— BEGIN Data provided —
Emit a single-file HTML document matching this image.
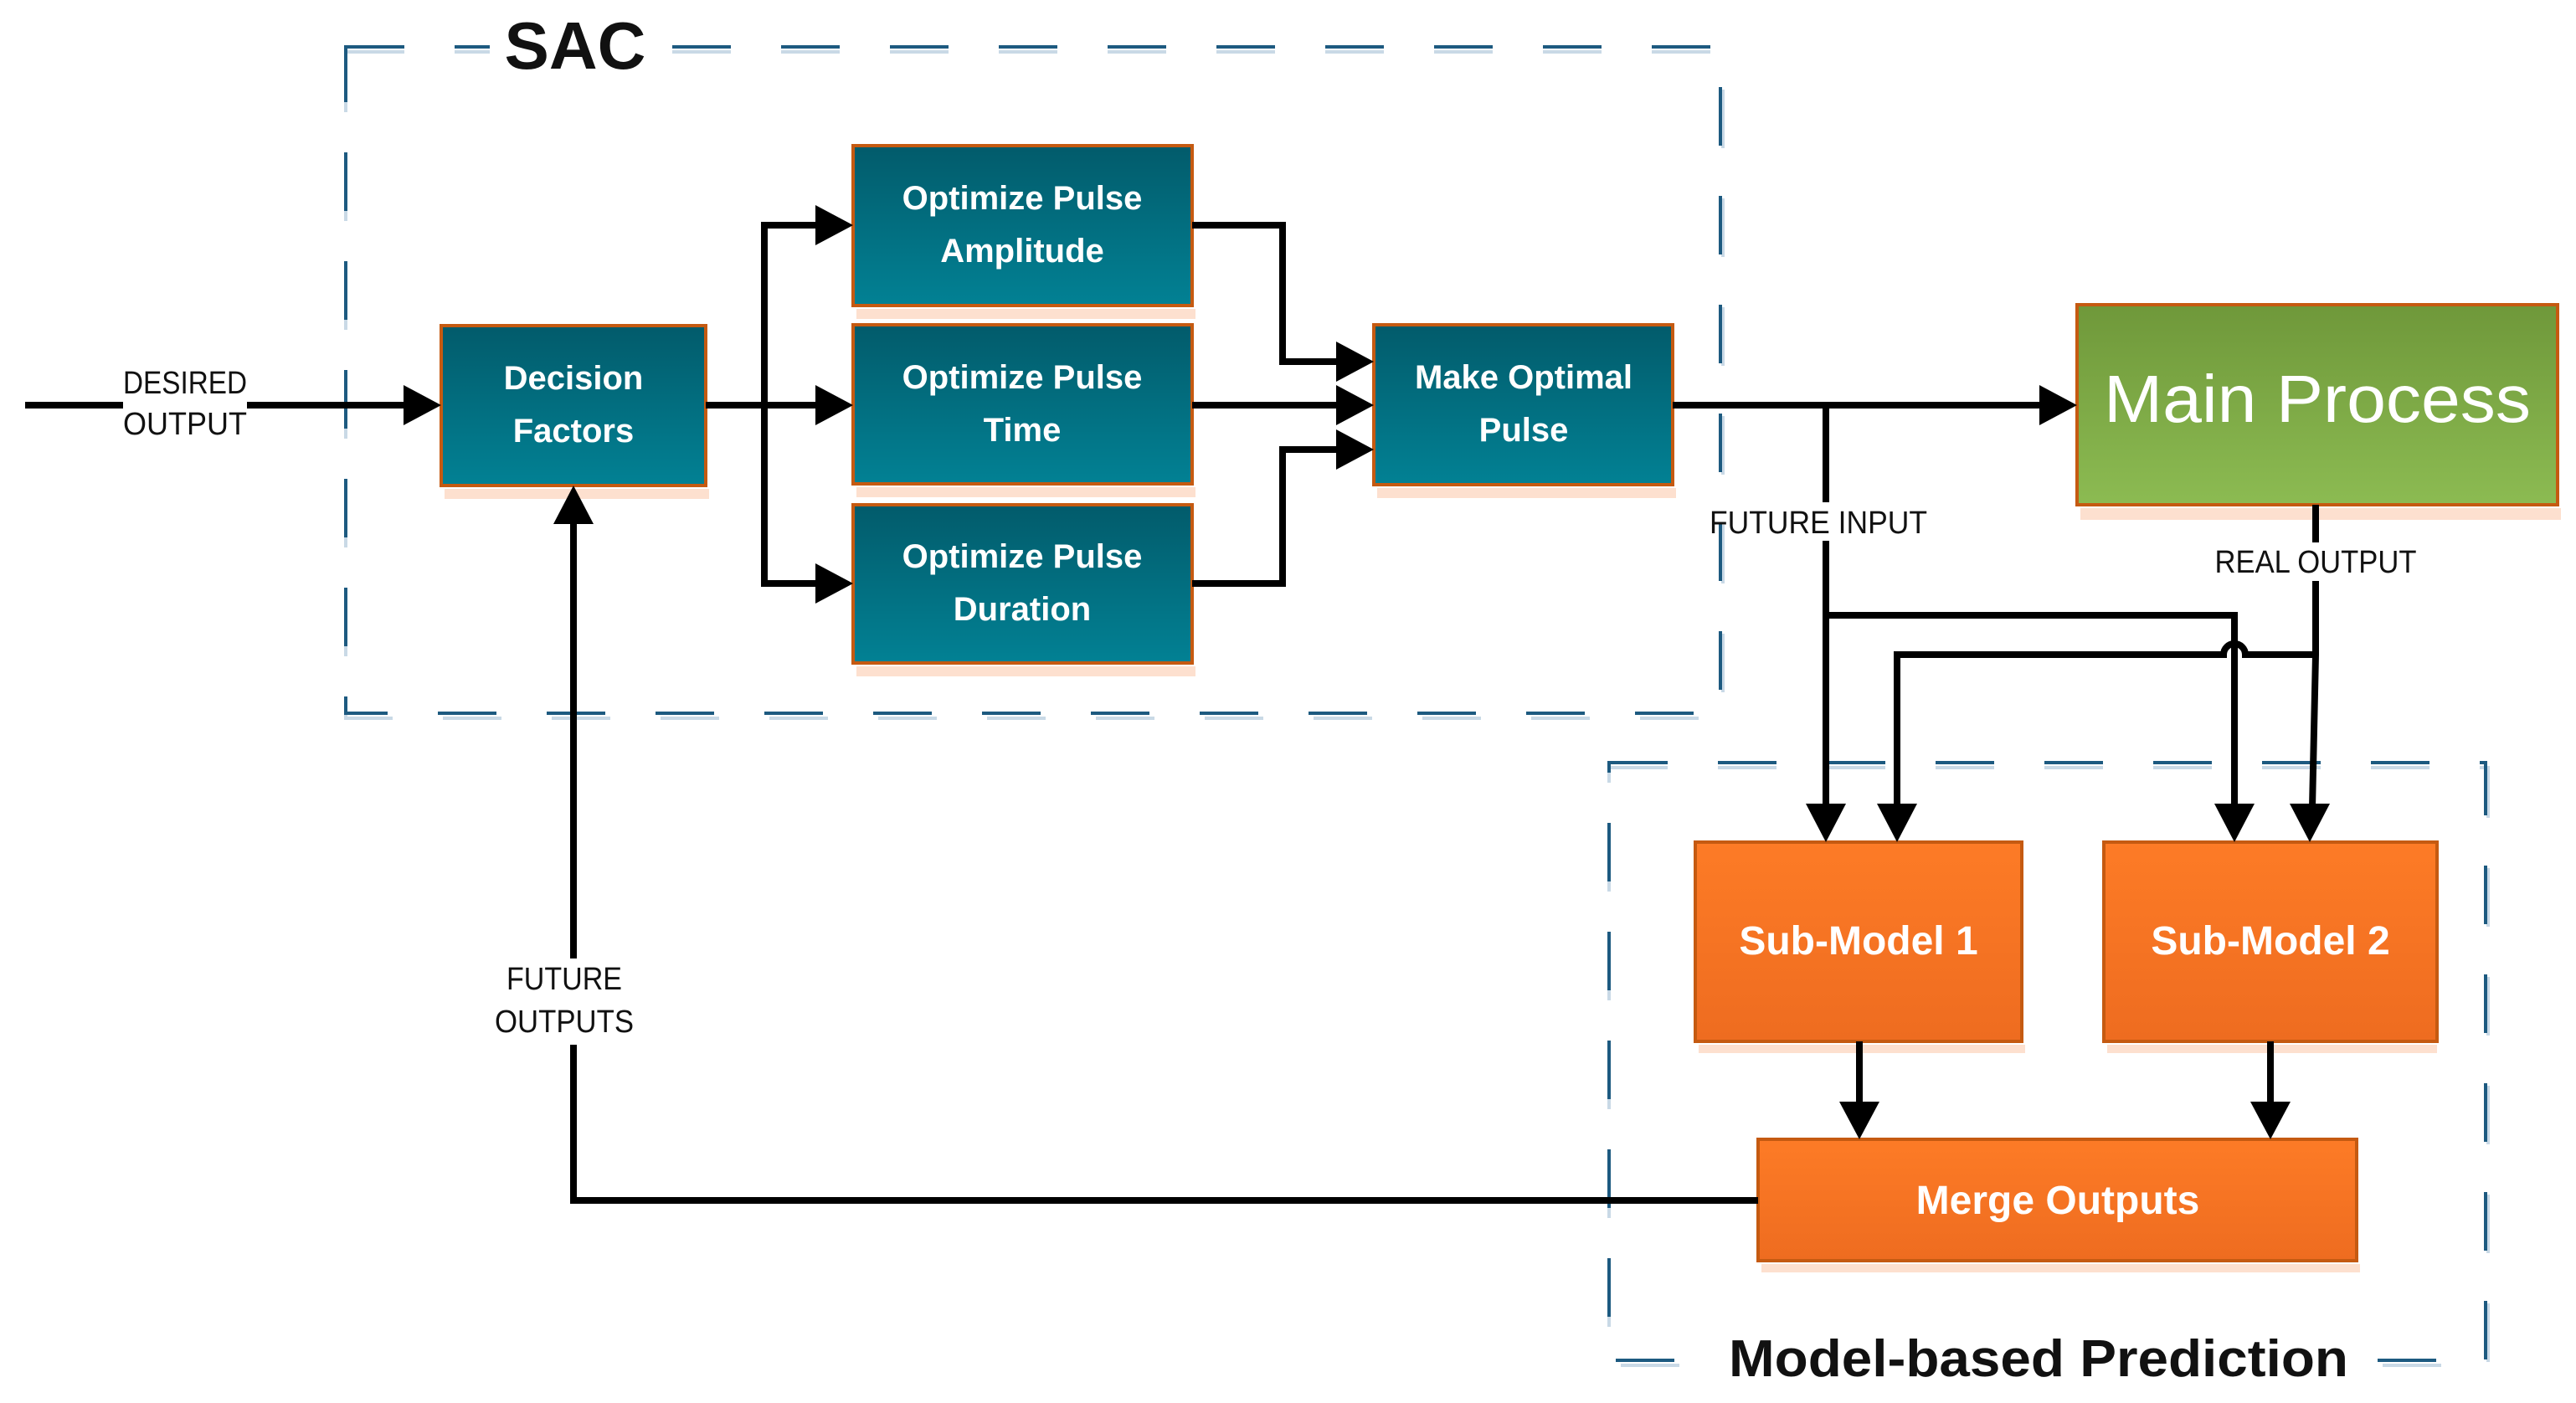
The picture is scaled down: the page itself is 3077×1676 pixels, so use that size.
— END Data provided —
— BEGIN Data provided —
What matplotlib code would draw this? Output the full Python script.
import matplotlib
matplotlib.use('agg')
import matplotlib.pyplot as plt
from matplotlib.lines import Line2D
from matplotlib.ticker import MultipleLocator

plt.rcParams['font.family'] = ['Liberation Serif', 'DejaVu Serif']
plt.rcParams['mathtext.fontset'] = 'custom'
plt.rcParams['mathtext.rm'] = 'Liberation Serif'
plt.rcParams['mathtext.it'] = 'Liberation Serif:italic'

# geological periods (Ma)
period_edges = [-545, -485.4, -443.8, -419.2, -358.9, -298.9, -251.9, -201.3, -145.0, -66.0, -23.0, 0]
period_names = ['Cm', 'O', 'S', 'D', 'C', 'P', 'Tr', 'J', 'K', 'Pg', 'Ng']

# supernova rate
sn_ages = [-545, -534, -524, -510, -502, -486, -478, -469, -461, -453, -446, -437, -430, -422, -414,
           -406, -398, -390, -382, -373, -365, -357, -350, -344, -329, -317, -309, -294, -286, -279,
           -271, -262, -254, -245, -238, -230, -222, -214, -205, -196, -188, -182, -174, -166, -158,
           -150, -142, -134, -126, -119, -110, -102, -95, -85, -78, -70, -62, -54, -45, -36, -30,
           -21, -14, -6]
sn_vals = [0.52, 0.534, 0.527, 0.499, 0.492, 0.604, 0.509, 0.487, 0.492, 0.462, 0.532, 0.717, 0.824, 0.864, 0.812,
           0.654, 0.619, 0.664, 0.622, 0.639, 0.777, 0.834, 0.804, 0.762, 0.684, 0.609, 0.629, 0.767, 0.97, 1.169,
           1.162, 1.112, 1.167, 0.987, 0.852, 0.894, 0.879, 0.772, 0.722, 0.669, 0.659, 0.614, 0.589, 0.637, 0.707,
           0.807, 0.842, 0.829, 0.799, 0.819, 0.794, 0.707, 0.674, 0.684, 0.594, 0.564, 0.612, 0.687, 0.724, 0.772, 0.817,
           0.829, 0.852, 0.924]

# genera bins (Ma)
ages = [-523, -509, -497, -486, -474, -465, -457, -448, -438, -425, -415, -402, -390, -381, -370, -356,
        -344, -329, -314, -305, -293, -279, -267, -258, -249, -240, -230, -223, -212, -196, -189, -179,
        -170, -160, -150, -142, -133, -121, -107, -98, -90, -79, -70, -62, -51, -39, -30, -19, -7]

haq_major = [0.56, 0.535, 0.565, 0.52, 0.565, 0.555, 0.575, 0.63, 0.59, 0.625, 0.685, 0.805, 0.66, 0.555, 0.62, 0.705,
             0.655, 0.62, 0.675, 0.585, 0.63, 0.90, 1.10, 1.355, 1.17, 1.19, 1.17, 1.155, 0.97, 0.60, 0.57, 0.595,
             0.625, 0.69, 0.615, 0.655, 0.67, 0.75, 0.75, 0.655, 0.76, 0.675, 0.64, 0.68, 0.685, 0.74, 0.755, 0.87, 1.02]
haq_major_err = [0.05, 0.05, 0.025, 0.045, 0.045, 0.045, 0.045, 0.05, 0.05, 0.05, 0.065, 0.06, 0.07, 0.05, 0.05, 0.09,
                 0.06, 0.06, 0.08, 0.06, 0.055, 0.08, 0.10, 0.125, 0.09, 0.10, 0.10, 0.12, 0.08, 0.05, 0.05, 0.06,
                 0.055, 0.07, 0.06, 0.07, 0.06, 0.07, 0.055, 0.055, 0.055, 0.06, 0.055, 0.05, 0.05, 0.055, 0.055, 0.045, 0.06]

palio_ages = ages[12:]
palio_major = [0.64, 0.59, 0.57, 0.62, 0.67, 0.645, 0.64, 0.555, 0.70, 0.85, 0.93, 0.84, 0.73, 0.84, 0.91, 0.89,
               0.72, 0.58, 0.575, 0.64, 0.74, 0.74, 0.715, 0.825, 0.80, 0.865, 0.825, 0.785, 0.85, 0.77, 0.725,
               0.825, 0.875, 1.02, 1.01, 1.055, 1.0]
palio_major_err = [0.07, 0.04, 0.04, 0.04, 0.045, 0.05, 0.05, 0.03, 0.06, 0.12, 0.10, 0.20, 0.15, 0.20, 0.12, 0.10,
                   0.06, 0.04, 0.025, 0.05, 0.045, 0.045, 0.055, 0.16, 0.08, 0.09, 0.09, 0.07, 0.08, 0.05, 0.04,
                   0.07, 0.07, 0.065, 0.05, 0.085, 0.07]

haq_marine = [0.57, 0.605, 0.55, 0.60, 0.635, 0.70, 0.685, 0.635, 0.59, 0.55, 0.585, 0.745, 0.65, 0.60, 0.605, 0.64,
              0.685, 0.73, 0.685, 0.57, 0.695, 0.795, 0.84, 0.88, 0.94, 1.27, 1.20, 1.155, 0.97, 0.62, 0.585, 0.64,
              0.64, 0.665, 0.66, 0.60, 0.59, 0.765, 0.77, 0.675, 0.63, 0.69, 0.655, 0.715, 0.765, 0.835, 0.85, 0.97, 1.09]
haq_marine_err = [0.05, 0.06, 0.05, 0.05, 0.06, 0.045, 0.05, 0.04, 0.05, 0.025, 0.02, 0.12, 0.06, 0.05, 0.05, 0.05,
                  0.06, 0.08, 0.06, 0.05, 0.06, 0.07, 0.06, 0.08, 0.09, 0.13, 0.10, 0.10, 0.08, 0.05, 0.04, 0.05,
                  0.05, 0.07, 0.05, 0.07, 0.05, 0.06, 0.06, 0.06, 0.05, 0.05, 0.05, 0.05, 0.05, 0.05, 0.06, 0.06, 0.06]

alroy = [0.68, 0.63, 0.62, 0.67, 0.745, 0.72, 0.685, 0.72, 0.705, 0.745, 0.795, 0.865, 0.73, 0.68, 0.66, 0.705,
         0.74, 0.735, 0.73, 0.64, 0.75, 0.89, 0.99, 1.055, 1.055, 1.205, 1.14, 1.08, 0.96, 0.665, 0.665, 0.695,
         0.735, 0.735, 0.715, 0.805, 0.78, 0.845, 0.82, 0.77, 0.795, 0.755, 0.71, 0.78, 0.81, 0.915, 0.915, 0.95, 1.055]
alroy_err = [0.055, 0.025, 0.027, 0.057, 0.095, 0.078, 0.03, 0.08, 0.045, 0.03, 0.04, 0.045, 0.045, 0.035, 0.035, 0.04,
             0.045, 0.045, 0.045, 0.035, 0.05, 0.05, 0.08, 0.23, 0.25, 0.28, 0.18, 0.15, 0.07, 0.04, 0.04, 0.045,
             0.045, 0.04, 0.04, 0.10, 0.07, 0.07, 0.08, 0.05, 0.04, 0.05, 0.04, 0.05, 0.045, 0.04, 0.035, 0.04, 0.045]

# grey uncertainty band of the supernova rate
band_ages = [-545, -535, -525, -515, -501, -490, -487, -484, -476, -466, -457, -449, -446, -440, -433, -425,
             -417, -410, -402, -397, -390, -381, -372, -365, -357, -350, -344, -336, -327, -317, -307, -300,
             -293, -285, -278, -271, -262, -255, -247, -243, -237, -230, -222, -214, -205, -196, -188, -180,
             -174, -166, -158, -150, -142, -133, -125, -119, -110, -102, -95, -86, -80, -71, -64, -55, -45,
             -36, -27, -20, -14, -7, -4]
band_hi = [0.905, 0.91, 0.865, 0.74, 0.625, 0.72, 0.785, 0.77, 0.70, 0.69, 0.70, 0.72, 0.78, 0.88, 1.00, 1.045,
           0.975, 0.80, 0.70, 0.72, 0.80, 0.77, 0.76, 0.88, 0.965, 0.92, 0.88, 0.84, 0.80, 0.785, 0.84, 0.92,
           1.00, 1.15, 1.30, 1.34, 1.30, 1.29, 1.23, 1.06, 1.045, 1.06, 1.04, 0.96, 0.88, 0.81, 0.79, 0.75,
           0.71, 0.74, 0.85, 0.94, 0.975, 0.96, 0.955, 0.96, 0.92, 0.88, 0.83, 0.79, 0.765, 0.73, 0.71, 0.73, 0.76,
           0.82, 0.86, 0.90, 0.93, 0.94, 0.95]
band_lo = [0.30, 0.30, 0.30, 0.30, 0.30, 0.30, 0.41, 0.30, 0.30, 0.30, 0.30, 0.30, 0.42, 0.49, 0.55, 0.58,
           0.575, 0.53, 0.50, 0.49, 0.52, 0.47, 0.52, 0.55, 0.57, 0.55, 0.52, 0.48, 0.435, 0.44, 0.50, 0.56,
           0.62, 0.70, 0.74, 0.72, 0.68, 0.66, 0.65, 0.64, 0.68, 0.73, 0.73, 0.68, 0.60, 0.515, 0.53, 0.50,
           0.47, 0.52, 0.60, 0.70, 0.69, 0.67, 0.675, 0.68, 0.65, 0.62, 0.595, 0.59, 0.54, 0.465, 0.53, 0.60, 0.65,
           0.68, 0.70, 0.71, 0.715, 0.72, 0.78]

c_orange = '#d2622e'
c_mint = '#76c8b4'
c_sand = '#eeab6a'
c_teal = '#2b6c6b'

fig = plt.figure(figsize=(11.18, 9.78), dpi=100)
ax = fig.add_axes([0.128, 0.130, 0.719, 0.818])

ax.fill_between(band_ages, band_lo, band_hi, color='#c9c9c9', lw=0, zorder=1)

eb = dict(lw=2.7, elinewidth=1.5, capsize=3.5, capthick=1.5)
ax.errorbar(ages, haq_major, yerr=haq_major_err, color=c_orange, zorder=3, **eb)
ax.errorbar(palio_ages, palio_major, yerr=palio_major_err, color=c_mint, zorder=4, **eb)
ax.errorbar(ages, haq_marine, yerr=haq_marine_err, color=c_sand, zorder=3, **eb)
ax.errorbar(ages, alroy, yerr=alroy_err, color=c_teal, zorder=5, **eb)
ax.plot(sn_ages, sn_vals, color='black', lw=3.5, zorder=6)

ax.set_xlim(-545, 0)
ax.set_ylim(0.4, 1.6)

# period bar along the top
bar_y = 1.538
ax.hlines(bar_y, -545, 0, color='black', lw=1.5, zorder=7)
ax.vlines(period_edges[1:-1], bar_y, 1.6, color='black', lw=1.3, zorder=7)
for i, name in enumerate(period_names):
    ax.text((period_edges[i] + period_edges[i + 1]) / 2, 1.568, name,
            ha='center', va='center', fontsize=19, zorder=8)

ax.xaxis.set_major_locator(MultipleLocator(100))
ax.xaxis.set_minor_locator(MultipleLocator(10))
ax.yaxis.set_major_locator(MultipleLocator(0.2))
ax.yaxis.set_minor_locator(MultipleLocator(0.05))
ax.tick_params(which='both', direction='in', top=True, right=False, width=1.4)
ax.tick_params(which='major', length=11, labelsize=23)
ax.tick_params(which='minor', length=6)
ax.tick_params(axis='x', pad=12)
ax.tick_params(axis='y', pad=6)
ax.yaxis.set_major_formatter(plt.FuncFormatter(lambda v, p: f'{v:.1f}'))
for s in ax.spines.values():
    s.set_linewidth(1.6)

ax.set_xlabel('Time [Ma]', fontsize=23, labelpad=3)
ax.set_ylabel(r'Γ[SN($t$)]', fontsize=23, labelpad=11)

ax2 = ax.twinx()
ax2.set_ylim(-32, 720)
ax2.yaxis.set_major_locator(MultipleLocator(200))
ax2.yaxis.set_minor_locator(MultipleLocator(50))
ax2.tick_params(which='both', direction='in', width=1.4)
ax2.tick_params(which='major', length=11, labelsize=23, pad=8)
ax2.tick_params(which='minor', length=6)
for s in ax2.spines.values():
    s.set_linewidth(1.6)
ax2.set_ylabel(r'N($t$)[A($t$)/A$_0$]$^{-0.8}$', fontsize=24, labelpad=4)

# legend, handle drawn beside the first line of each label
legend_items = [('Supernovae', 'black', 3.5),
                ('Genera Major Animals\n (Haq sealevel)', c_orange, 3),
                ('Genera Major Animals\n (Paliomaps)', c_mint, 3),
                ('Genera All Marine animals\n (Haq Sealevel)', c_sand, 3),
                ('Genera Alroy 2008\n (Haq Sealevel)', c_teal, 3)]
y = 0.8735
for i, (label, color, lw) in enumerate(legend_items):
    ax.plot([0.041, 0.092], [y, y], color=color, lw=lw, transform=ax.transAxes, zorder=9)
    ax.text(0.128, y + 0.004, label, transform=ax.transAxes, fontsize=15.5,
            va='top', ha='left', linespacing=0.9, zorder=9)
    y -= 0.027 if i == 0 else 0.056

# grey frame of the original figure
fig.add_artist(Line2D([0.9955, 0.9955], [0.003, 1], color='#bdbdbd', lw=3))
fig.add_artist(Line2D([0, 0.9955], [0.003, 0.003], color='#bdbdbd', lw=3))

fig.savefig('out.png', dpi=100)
— END Data provided —
▶ [Exercise goal]
In the listing above, count each line that holds the string "this". Give the number only.

▶ [Exercise solution]
2